Un puñado de dólares
Días contados es una extraordinaria película que lleva dentro algunos pequeños defectos y unas cuantas virtudes enormes que neutralizan a aquéllos y los convierten en naderías. A todos, salvo a uno insalvable, contra el que nada puede hacer el talento de Uribe, un verdadero director de cine que convierte a sus parcelas intransferibles de trabajo -creación del tempo de la secuencia e interrelación de los actores- en puñetazos de arte vivo, que le redimen, en esta su nueva incursión en el pozo negro del thriller, de su patinazo en Adiós, pequeña.Nada, en efecto, puede hacer el director Uribe contra el muro de una limitación de presupuesto de producción que impide a una película, llena de filigranas en el crescendo emocional, apoyar a éste en un paralelo y complementario crescendo visual de la terrible espiral de amor y de horror que representa. Días contados gravita sobre dos durísimas imágenes de holocausto: la voladura de un automóvil y la voladura de un edificio. La primera es perfecta: el coche está físicamente allí y salta materialmente en pedazos, logrando una credibilidad visual absoluta, rotunda.
Simulación
Pero en la segunda el edificio destruido no está materialmente delante de la cámara y Uribe ha de resolver esta carencia no con una ficción, sino con una simulación, que es el peor enemigo de la ficción: desaceleración del movimiento mediante ralentís que permitan al espectador ganar tiempo para poder imaginar lo que no va a poder ver; y sobreimpresiones muy afinadas (probablemente logradas con mecánica digital) que indican al espectador que ha de considerar un brutal estallido a la simple hipertrofia de una llamarada de laboratorio. Es decir: trucos de oficio destinados a encubrir la falta de verdad física que necesita el talento.

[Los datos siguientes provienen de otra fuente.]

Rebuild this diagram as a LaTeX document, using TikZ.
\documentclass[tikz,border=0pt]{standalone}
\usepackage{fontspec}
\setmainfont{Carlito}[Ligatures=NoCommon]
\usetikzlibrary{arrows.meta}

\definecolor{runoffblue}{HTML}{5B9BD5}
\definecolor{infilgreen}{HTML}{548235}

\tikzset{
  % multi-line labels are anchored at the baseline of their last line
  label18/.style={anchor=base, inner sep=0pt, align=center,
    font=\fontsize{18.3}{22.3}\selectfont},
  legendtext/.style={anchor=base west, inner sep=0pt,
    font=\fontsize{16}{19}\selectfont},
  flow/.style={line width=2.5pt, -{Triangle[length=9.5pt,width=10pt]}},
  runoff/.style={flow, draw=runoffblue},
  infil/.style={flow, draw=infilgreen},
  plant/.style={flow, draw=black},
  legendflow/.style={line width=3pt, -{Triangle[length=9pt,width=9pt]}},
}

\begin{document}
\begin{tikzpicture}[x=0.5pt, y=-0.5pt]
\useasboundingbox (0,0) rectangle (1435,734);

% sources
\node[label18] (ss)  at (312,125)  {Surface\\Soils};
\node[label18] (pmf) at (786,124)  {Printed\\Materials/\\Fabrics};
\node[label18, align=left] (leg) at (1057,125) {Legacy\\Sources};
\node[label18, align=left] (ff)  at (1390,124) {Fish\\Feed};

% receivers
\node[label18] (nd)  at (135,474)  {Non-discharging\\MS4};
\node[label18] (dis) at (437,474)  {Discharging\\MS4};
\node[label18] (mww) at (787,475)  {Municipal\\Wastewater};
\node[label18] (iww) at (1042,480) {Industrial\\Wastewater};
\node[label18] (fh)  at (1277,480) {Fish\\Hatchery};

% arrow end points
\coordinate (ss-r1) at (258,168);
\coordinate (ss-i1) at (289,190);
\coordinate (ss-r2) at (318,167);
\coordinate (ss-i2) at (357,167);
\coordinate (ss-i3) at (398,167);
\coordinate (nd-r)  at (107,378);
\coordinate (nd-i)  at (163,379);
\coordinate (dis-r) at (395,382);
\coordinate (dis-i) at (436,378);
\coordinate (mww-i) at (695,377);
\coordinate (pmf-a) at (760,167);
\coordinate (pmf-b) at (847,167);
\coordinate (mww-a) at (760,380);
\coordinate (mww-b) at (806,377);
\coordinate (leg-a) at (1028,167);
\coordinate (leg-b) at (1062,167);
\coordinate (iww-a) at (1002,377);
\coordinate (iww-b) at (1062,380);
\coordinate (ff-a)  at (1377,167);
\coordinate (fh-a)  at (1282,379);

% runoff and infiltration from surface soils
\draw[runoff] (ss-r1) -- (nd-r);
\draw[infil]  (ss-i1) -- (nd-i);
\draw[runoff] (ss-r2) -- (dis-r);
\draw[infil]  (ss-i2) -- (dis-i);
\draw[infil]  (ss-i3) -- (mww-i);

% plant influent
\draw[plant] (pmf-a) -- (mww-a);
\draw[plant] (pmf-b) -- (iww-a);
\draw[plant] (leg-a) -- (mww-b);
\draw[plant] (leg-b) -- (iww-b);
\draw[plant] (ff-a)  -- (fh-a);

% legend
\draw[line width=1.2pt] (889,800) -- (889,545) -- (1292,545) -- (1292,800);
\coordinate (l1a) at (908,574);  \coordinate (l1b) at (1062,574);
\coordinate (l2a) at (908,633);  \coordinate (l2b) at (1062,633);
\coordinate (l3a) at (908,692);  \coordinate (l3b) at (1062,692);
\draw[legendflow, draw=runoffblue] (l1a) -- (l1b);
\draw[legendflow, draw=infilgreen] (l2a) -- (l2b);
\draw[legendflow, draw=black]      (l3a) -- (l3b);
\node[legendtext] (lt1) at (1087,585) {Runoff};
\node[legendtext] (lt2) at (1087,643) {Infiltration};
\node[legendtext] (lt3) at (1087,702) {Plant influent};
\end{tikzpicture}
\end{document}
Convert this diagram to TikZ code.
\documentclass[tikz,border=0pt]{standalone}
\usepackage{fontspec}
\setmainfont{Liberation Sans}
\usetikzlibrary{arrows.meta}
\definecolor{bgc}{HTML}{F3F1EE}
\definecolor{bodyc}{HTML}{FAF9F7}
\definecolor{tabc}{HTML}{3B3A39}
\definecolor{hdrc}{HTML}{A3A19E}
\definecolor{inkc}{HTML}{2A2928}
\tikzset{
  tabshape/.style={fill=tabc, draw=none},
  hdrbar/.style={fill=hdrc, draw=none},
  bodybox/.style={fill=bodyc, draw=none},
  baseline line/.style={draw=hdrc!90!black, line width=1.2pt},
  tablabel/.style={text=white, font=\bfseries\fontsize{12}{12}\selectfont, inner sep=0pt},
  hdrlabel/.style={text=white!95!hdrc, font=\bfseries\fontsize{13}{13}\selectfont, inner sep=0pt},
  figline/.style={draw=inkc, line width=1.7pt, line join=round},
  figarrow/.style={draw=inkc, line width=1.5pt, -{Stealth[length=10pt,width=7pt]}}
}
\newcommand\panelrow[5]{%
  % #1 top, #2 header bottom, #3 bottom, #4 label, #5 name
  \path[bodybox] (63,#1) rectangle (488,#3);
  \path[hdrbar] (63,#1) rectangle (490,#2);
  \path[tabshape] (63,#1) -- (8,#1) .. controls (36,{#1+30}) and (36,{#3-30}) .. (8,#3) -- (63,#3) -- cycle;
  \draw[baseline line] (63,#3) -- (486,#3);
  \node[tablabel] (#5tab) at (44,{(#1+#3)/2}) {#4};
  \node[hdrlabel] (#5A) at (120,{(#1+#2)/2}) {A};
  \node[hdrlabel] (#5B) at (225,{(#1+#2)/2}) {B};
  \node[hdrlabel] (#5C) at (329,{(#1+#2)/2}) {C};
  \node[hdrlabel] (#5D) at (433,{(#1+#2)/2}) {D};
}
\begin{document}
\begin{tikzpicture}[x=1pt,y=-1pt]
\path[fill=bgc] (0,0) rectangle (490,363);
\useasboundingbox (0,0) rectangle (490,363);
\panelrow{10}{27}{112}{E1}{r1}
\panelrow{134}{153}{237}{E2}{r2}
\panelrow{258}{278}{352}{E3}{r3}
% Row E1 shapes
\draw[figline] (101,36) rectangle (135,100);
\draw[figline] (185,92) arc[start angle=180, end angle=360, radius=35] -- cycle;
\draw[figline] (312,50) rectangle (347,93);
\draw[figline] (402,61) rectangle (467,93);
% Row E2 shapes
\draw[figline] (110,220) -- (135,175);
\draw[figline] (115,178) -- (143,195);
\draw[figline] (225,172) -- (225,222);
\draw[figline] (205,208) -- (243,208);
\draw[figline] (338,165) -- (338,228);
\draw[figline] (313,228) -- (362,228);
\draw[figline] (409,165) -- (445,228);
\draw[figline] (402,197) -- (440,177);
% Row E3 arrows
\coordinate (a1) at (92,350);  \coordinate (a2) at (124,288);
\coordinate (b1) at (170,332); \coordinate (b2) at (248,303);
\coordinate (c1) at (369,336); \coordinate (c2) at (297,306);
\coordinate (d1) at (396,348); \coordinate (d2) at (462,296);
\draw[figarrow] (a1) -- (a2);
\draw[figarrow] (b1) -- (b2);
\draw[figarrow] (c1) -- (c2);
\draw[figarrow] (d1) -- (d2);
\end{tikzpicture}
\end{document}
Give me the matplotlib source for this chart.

Y todo por culpa de la falta del puñado de dólares que cuesta la construcción de un decorado de cartón piedra y escayola. Nada reprochable hay en los ahorros del presupuesto de producción cuando éstos se convierten en un estímulo del ingenio del director y éste tiene posibilidad de deducir de la pobreza material riqueza imaginativa. Pero un mordisco al presupuesto que prive a la imagen de un vital instante de verdad imaginativa, es harina de otro costal. Es una amputación o, más grave aún, una intromisión y una interferencia suicida del dispositivo de producción en la creación. En un cine pobre, como el nuestro, una película debe tener el presupuesto que requiere para alcanzar su plena eficacia y ni un dólar más. Pero tampoco un dólar de menos, cuando de ello depende que logre la audiencia -en el caso de Días contados universal- que se merece.